Anyway, have fun and good luck.

Mar 23, 2014, 2:52:17 AM3/23/14
Maid tends towards the comedy end of the spectrum (especially if random events and/or items are allowed), so you can normally get away with a lot of plot 'messiness' compared to a more serious game.  If you're playing something serious, and ten weeks of someone's planning gets ruined because a mecha laser-gorilla appeared for no particular reason, they might get a bit pissy.  In a 3 hour pick up game of Maid?  Meh, spend favour for another random event and ramp up the crazy.  It can help to have a few things in mind if gameplay starts to slow down (e.g. 'The Master tells a maid about someone he has a crush on' or 'a rival of the Master comes to visit, show them who has the better servants') but for a pick-up game, just embrace the crazy and let it run over you, and don't spend more than 10-15 minutes thinking of vague scenarios and rough stats for random stuff that can appear.  The system is light enough that you can just guesstimate stats on the fly, or just roll with the randomness (I once almost managed a TPK when the angel of death shows up to challenge the maids to Yu-Gi-oh, killing the losers.  They only survived because a maid charged in mid-way through with healing soup and a change of clothing for everyone.  The scenario was fantasy, with the characters in a castle beseiged by a zombie army, everything else was just made up on the fly). 

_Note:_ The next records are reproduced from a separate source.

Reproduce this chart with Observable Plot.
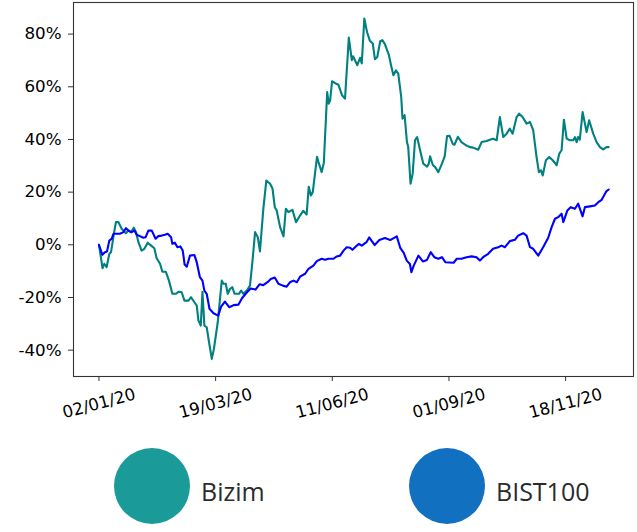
<!DOCTYPE html>
<html>
<head>
<meta charset="utf-8">
<script src="https://cdn.jsdelivr.net/npm/d3@7"></script>
<script src="https://cdn.jsdelivr.net/npm/@observablehq/plot@0.6"></script>
<style>
  html, body { margin: 0; padding: 0; background: #fff; }
  #wrap { width: 637px; }
  #legend { display: block; }
</style>
</head>
<body>
<div id="wrap"></div>
<script>
// Series names and colours
const seriesNames = ["Bizim", "BIST100"];
const lineColors = ["#008080", "#0000ff"];
const legendColors = ["#1a9a98", "#1170bf"];

// x tick positions (trading-day index) and their labels
const tickIndex = [0, 55, 110, 165, 220];
const tickLabels = ["02/01/20", "19/03/20", "11/06/20", "01/09/20", "18/11/20"];
const yTicks = [-40, -20, 0, 20, 40, 60, 80];

// [trading-day index, cumulative return %]
const bizim = [
  [0,0],[1.7,-8.9],[2.5,-7.2],[3.6,-8.5],[4.9,-3.4],[5.7,-2.8],[6.9,3.5],[8.0,8.6],[9.2,8.6],
  [10.7,6.1],[12.7,4.4],[13.9,5.4],[15.1,4.8],[16.4,6.5],[17.5,4.8],[18.6,1.0],[20.1,-2.2],
  [21.4,-1.5],[23.0,0.8],[24.9,-0.5],[26.1,-1.3],[27.2,-5.1],[28.8,-7.2],[29.9,-10.2],[31.5,-10.2],
  [33.0,-13.6],[34.6,-18.6],[36.2,-18.6],[37.7,-17.8],[39.0,-18.0],[40.3,-21.2],[42.2,-21.2],
  [43.4,-19.9],[45.0,-21.8],[46.1,-23.1],[46.9,-28.8],[48.0,-30.7],[48.8,-17.8],[49.7,-30.7],
  [50.8,-31.3],[51.9,-37.0],[53.2,-43.3],[54.2,-39.5],[56.0,-29.4],[57.9,-13.6],[58.7,-14.8],
  [59.8,-14.8],[60.7,-18.6],[61.8,-16.7],[62.9,-16.1],[63.9,-18.6],[66.0,-18.6],[67.0,-17.4],
  [68.1,-18.6],[69.7,-17.4],[71.2,-15.5],[72.4,-6.0],[73.6,4.8],[74.9,2.9],[75.9,-2.5],
  [77.5,13.7],[78.9,24.4],[80.7,23.2],[81.8,21.4],[82.9,14.3],[83.8,13.0],[85.4,6.7],[87.0,3.2],
  [88.1,13.7],[89.3,12.4],[91.2,13.3],[92.9,8.6],[94.8,11.1],[96.3,12.9],[97.9,11.5],[98.9,22.0],
  [99.9,18.7],[100.8,20.0],[102.8,33.4],[103.5,31.4],[105.0,27.6],[106.0,31.1],[107.6,58.0],
  [108.3,53.6],[109.0,54.9],[109.9,62.1],[111.9,61.1],[112.8,60.9],[114.6,56.8],[116.0,55.5],
  [117.8,78.7],[119.2,70.1],[119.8,71.6],[121.8,68.2],[123.1,71.0],[123.9,68.9],[125.1,85.9],
  [126.4,80.7],[127.7,77.5],[129.1,76.4],[130.1,70.5],[131.2,71.3],[132.6,77.3],[133.6,77.7],
  [134.8,76.2],[136.7,72.0],[137.7,68.2],[138.8,64.4],[140.0,66.2],[141.1,65.0],[142.5,56.1],
  [143.1,47.9],[144.1,49.2],[145.2,39.0],[145.8,37.1],[146.9,23.2],[147.9,27.0],[149.0,39.7],
  [150.0,40.9],[151.4,35.9],[152.9,30.8],[154.7,29.7],[155.5,30.8],[156.1,33.6],[157.4,30.3],
  [158.5,29.5],[160.0,27.6],[161.7,30.8],[163.0,33.6],[164.1,41.3],[165.3,41.4],[166.8,38.3],
  [167.6,38.0],[169.2,41.0],[170.9,39.0],[173.0,37.8],[174.9,37.1],[176.4,36.9],[178.8,36.1],
  [180.4,39.0],[182.7,39.4],[184.3,39.9],[185.8,40.3],[187.5,39.7],[189.0,48.5],[190.6,40.9],
  [192.2,42.2],[193.7,44.1],[195.0,42.2],[196.9,48.5],[198.1,49.8],[199.7,48.5],[201.6,46.0],
  [203.2,46.6],[204.7,43.5],[206.3,33.3],[207.4,27.6],[208.4,28.3],[209.2,26.3],[210.7,32.1],
  [212.3,33.3],[213.9,32.1],[215.8,30.2],[217.0,34.6],[218.1,35.9],[219.2,47.5],[220.5,40.3],
  [222.0,39.7],[223.6,39.7],[224.4,40.9],[225.2,39.0],[225.9,40.9],[226.7,39.9],[228.0,50.4],
  [229.9,42.8],[231.1,47.3],[233.0,42.2],[234.6,39.0],[236.2,37.1],[237.7,36.2],[239.3,37.1],
  [240.3,37.1]
];

const bist100 = [
  [0,0],[1.6,-3.8],[2.8,-2.8],[3.8,-2.5],[4.9,1.6],[6.0,2.3],[6.9,4.2],[8.3,4.2],[9.9,4.2],
  [11.5,4.8],[12.7,6.3],[14.2,5.2],[15.4,4.8],[16.7,5.4],[17.8,3.8],[19.3,3.3],[20.9,2.7],
  [22.0,2.9],[23.3,5.4],[24.9,5.4],[26.7,2.3],[28.0,3.3],[29.6,3.5],[31.1,3.8],[32.4,4.2],
  [34.0,2.9],[34.6,0.4],[35.8,0.8],[37.0,-0.9],[38.4,-0.6],[39.5,-2.2],[40.4,-7.5],[41.4,-8.3],
  [42.9,-4.1],[45.0,-3.9],[46.1,-6.6],[47.6,-12.3],[48.8,-13.6],[49.7,-17.4],[50.8,-18.6],
  [52.1,-24.3],[54.0,-26.0],[56.2,-26.9],[57.6,-23.5],[59.4,-21.6],[61.4,-23.7],[63.5,-22.9],
  [65.8,-22.7],[67.5,-20.2],[69.9,-17.9],[71.5,-16.6],[73.8,-17.0],[75.7,-15.0],[77.5,-15.3],
  [79.6,-14.1],[81.0,-13.0],[82.9,-12.4],[84.6,-14.8],[86.7,-15.5],[88.5,-15.9],[90.1,-14.2],
  [91.7,-13.6],[93.3,-14.2],[94.8,-12.1],[97.2,-11.0],[98.8,-9.1],[101.1,-7.9],[102.7,-6.2],
  [105.0,-5.3],[106.6,-5.7],[108.2,-5.3],[110.6,-5.3],[112.1,-4.4],[113.7,-4.1],[115.3,-2.2],
  [116.8,-0.9],[118.4,-1.1],[119.5,-1.9],[121.6,-0.3],[122.6,0.4],[123.9,-0.3],[126.1,1.0],
  [127.4,2.8],[128.9,1.1],[130.0,-0.1],[132.2,1.8],[134.8,2.6],[137.3,1.8],[140.4,3.2],
  [142.1,-1.3],[143.7,-3.1],[145.1,-6.0],[146.6,-7.3],[147.3,-10.4],[148.4,-7.9],[150.6,-4.1],
  [152.7,-6.3],[154.6,-5.8],[156.4,-2.8],[158.1,-4.7],[160.0,-5.3],[161.7,-4.7],[163.3,-6.6],
  [165.2,-6.7],[167.2,-6.8],[168.7,-5.3],[170.9,-5.3],[173.3,-4.7],[175.7,-4.4],[178.0,-4.7],
  [179.6,-6.0],[181.1,-4.7],[183.5,-3.4],[185.8,-1.5],[188.2,-0.9],[189.8,-0.3],[191.4,-0.9],
  [193.7,1.4],[196.1,1.9],[197.6,3.5],[200.0,4.4],[201.6,3.5],[203.2,-0.9],[204.7,-1.5],
  [207.1,-4.1],[209.4,-0.9],[211.8,2.7],[213.4,6.7],[215.0,9.9],[216.5,10.5],[218.1,11.8],
  [218.9,8.6],[220.8,13.0],[222.4,14.3],[224.4,13.7],[225.9,15.6],[228.0,10.8],[229.1,14.3],
  [231.5,14.6],[233.8,14.9],[235.4,16.2],[237.0,17.1],[238.1,18.7],[239.3,20.4],[240.3,21.0]
];

const font = "'DejaVu Sans', sans-serif";

const chart = Plot.plot({
  width: 637,
  height: 440,
  marginLeft: 73,
  marginRight: 4,
  marginTop: 2,
  marginBottom: 64,
  style: { fontFamily: font, fontSize: "16.7px", color: "black", background: "white", overflow: "visible" },
  x: { domain: [-12, 252] },
  y: { domain: [-50, 92] },
  marks: [
    Plot.line(bizim, { x: d => d[0], y: d => d[1], stroke: lineColors[0], strokeWidth: 2.1 }),
    Plot.line(bist100, { x: d => d[0], y: d => d[1], stroke: lineColors[1], strokeWidth: 2.1 }),
    Plot.frame({ stroke: "#333", strokeWidth: 1.1 }),
    Plot.axisY(yTicks, {
      tickFormat: d => d + "%", tickSize: 5, tickPadding: 7, label: null,
      fontSize: 16.7, fontFamily: font, stroke: "#333", fill: "black"
    }),
    Plot.axisX(tickIndex, { tickFormat: () => "", tickSize: 5, label: null, stroke: "#333" }),
    Plot.text(tickIndex, {
      x: d => d, text: (d, i) => tickLabels[i], frameAnchor: "bottom",
      dy: 27, rotate: -15, textAnchor: "middle", lineAnchor: "middle",
      fontSize: 16.7, fontFamily: font, fill: "black"
    })
  ]
});

const wrap = document.getElementById("wrap");
wrap.appendChild(chart);

// Legend below the chart
const legendX = [152, 447];
const legend = d3.create("svg")
  .attr("id", "legend")
  .attr("width", 637)
  .attr("height", 92);
seriesNames.forEach((name, i) => {
  legend.append("circle")
    .attr("cx", legendX[i]).attr("cy", 46).attr("r", 38)
    .attr("fill", legendColors[i]);
  legend.append("text")
    .attr("x", legendX[i] + 49).attr("y", 61)
    .attr("font-family", "'Open Sans', sans-serif")
    .attr("font-size", 25)
    .attr("fill", "#2b2b2b")
    .text(name);
});
wrap.appendChild(legend.node());
</script>
</body>
</html>
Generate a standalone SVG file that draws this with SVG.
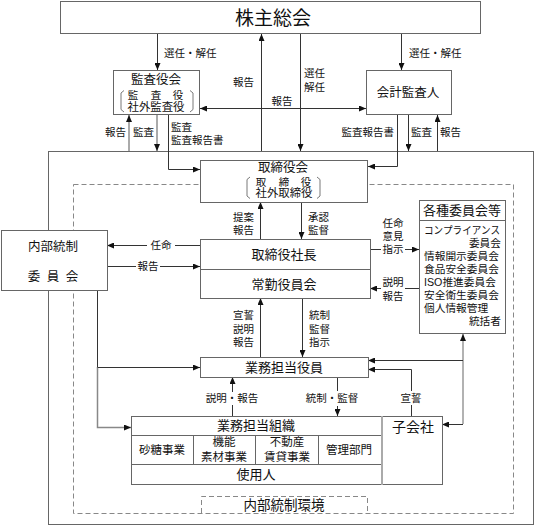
<svg xmlns="http://www.w3.org/2000/svg" width="536" height="527" viewBox="0 0 536 527">
<defs>
<marker id="ah" viewBox="0 0 7 6" refX="7" refY="3" markerWidth="7" markerHeight="6" orient="auto-start-reverse" markerUnits="userSpaceOnUse"><path d="M0,0 L7,3 L0,6 z" fill="#111"/></marker>
<style>
.t{font-family:"Liberation Sans","Noto Sans CJK JP","Noto Sans CJK SC",sans-serif;fill:#111;dominant-baseline:central;text-anchor:middle}
.s{font-size:10.5px}
.st{text-anchor:start}
.en{text-anchor:end}
.m{font-size:12.5px}
.n{font-size:11.5px}
.sm{font-size:10.5px}
.c{font-size:10.7px}
.box{fill:#fff;stroke:#666;stroke-width:1}
.frame{fill:none;stroke:#666;stroke-width:1}
.dash{fill:none;stroke:#888;stroke-width:1;stroke-dasharray:5 3}
.ln{fill:none;stroke:#333;stroke-width:1}
.gl{fill:none;stroke:#aaa;stroke-width:2}
.ar{marker-end:url(#ah)}
.br{fill:none;stroke:#555;stroke-width:0.8}
</style>
</defs>
<rect class="frame" x="48.5" y="151.5" width="485" height="373"/>
<rect class="dash" x="73.5" y="184.5" width="440" height="329"/>
<g id="connectors">
<path class="ln ar" d="M157.5,33 V70"/>
<path class="ln ar" d="M401.5,33 V70"/>
<path class="ln ar" d="M261.5,151 V34"/>
<path class="ln ar" d="M300.5,34 V151"/>
<path class="ln ar" d="M200,108.5 H366" style="marker-start:url(#ah)"/>
<path class="gl ar" d="M129,151 V115"/>
<path class="gl ar" d="M157,115 V151"/>
<path class="ln ar" d="M168.5,115 V169.5 H200"/>
<path class="ln ar" d="M397.5,115 V166.5 H368"/>
<path class="ln ar" d="M408.5,115 V151"/>
<path class="ln ar" d="M437.5,151 V115"/>
<path class="ln ar" d="M260.5,239 V202"/>
<path class="ln ar" d="M301.5,202 V239"/>
<path class="ln" d="M200,245.5 H175"/>
<path class="ln ar" d="M147,245.5 H107"/>
<path class="ln" d="M107,266.5 H136"/>
<path class="ln ar" d="M160,266.5 H200"/>
<path class="ln" d="M370,249.5 H381"/>
<path class="ln ar" d="M405,249.5 H419"/>
<path class="ln" d="M419,288.5 H405"/>
<path class="ln ar" d="M381,288.5 H370"/>
<path class="ln ar" d="M260.5,357 V298"/>
<path class="ln ar" d="M302.5,298 V357"/>
<path class="ln" d="M232.5,416 V405"/>
<path class="ln ar" d="M232.5,392 V377"/>
<path class="ln" d="M337.5,377 V391"/>
<path class="ln ar" d="M337.5,406 V416"/>
<path class="ln" d="M411.5,416 V405"/>
<path class="ln ar" d="M411.5,391 V369.5 H368"/>
<path class="gl ar" d="M463,424 V334" style="stroke:#999;stroke-width:1.5"/>
<path class="ln ar" d="M463,360.5 H368"/>
<path class="ln ar" d="M463,424.5 H442"/>
<path class="ln" d="M97.5,290 V367.5"/>
<path class="gl ar" d="M97.5,367 V427.5 H131" style="stroke:#888;stroke-width:1.5"/>
<path class="ln ar" d="M97.5,367.5 H200"/>
</g>
<g id="labels">
<text class="t s st" x="164" y="53">選任・解任</text>
<text class="t s st" x="409" y="53">選任・解任</text>
<text class="t s en" x="254" y="82">報告</text>
<text class="t s st" x="304" y="73">選任</text>
<text class="t s st" x="304" y="87">解任</text>
<text class="t s" x="282" y="101">報告</text>
<text class="t s en" x="126" y="132">報告</text>
<text class="t s en" x="154" y="132">監査</text>
<text class="t s st" x="171" y="127">監査</text>
<text class="t s st" x="171" y="140">監査報告書</text>
<text class="t s en" x="394" y="132">監査報告書</text>
<text class="t s st" x="411" y="132">監査</text>
<text class="t s st" x="440" y="132">報告</text>
<text class="t s en" x="254" y="217">提案</text>
<text class="t s en" x="254" y="230">報告</text>
<text class="t s st" x="308" y="217">承認</text>
<text class="t s st" x="308" y="230">監督</text>
<text class="t s" x="161" y="245">任命</text>
<text class="t s" x="148" y="266">報告</text>
<text class="t s" x="393" y="223">任命</text>
<text class="t s" x="393" y="236">意見</text>
<text class="t s" x="393" y="249">指示</text>
<text class="t s" x="393" y="282">説明</text>
<text class="t s" x="393" y="296">報告</text>
<text class="t s en" x="254" y="315">宣誓</text>
<text class="t s en" x="254" y="329">説明</text>
<text class="t s en" x="254" y="342">報告</text>
<text class="t s st" x="309" y="315">統制</text>
<text class="t s st" x="309" y="329">監督</text>
<text class="t s st" x="309" y="342">指示</text>
<text class="t s" x="232" y="398">説明・報告</text>
<text class="t s" x="332" y="398">統制・監督</text>
<text class="t s" x="411" y="398">宣誓</text>
</g>
<g id="n-kabunushi">
<rect class="box" x="60.5" y="1.5" width="420" height="32"/>
<text class="t" x="273" y="18" style="font-size:19px">株主総会</text>
</g>
<g id="n-kansayakukai">
<rect class="box" x="113.5" y="70.5" width="86" height="44"/>
<text class="t m" x="156" y="80">監査役会</text>
<text class="t sm" x="133 156 178" y="95">監査役</text>
<text class="t n" x="156" y="106.5" textLength="57" lengthAdjust="spacingAndGlyphs" style="font-size:10.8px">社外監査役</text>
<path class="br" d="M124,90.5 L121,93 V109.5 L124,112"/>
<path class="br" d="M190,90.5 L193,93 V109.5 L190,112"/>
</g>
<g id="n-kaikei">
<rect class="box" x="366.5" y="70.5" width="85" height="44"/>
<text class="t m" x="408" y="93">会計監査人</text>
</g>
<g id="n-torishimariyakukai">
<rect class="box" x="200.5" y="160.5" width="167" height="42"/>
<text class="t m" x="283" y="168">取締役会</text>
<text class="t sm" x="261 284 306" y="181.5">取締役</text>
<text class="t n" x="284" y="193" textLength="57" lengthAdjust="spacingAndGlyphs" style="font-size:10.8px">社外取締役</text>
<path class="br" d="M250,177 L247,179.5 V196 L250,198.5"/>
<path class="br" d="M317,177 L320,179.5 V196 L317,198.5"/>
</g>
<g id="n-shacho">
<rect class="box" x="200.5" y="239.5" width="170" height="59"/>
<line class="frame" x1="200.5" y1="269.5" x2="370.5" y2="269.5"/>
<text class="t" x="284" y="254" style="font-size:13px">取締役社長</text>
<text class="t" x="284" y="284" style="font-size:13px">常勤役員会</text>
</g>
<g id="n-naibutosei">
<rect class="box" x="1.5" y="230.5" width="106" height="60"/>
<text class="t m" x="53" y="247">内部統制</text>
<text class="t m" x="34 53 72" y="277">委員会</text>
</g>
<g id="n-kakushu">
<rect class="box" x="419.5" y="200.5" width="86" height="133"/>
<line class="frame" x1="419.5" y1="220.5" x2="505.5" y2="220.5"/>
<text class="t" x="462" y="210" style="font-size:13px">各種委員会等</text>
<text class="t c st" x="424" y="230" textLength="76" lengthAdjust="spacingAndGlyphs">コンプライアンス</text>
<text class="t c en" x="501" y="243">委員会</text>
<text class="t c st" x="424" y="256">情報開示委員会</text>
<text class="t c st" x="424" y="269">食品安全委員会</text>
<text class="t c st" x="424" y="282">ISO推進委員会</text>
<text class="t c st" x="424" y="295">安全衛生委員会</text>
<text class="t c st" x="424" y="308">個人情報管理</text>
<text class="t c en" x="501" y="321">統括者</text>
</g>
<g id="n-gyomuyakuin">
<rect class="box" x="200.5" y="357.5" width="168" height="20"/>
<text class="t" x="284" y="367" style="font-size:13px">業務担当役員</text>
</g>
<g id="n-gyomusoshiki">
<rect class="box" x="131.5" y="416.5" width="250" height="68"/>
<line class="frame" x1="131.5" y1="435.5" x2="381.5" y2="435.5"/>
<line class="frame" x1="131.5" y1="464.5" x2="381.5" y2="464.5"/>
<line class="frame" x1="193.5" y1="435.5" x2="193.5" y2="464.5"/>
<line class="frame" x1="255.5" y1="435.5" x2="255.5" y2="464.5"/>
<line class="frame" x1="318.5" y1="435.5" x2="318.5" y2="464.5"/>
<text class="t" x="256" y="425" style="font-size:13px">業務担当組織</text>
<text class="t n" x="162" y="450">砂糖事業</text>
<text class="t n" x="224" y="442">機能</text>
<text class="t n" x="224" y="457">素材事業</text>
<text class="t n" x="287" y="442">不動産</text>
<text class="t n" x="287" y="457">賃貸事業</text>
<text class="t n" x="349" y="450">管理部門</text>
<text class="t" x="256" y="474" style="font-size:13px">使用人</text>
</g>
<g id="n-kogaisha">
<rect class="box" x="382.5" y="416.5" width="60" height="68"/>
<line x1="382" y1="416" x2="382" y2="485" stroke="#aaa" stroke-width="2"/>
<text class="t" x="413" y="427" style="font-size:14px">子会社</text>
</g>
<g id="n-kankyo">
<path class="dash" d="M201.5,513 V496.5 H367.5 V513"/>
<text class="t" x="284" y="505" style="font-size:13.5px">内部統制環境</text>
</g>
</svg>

If you want to run a more serious, longer game you certainly can (the rulebook has a few examples).  For those, you typically have some form of schedule, disallow or heavily edit the random tables, and then run with that - as the maids are supposed to be serving and making their master happy, they shouldn't go too far off base, as they should mostly be hanging around the mansion and helping out, and then plot happens.  I prefer shorter, more random games though, and for those, a starting point is pretty much all you need.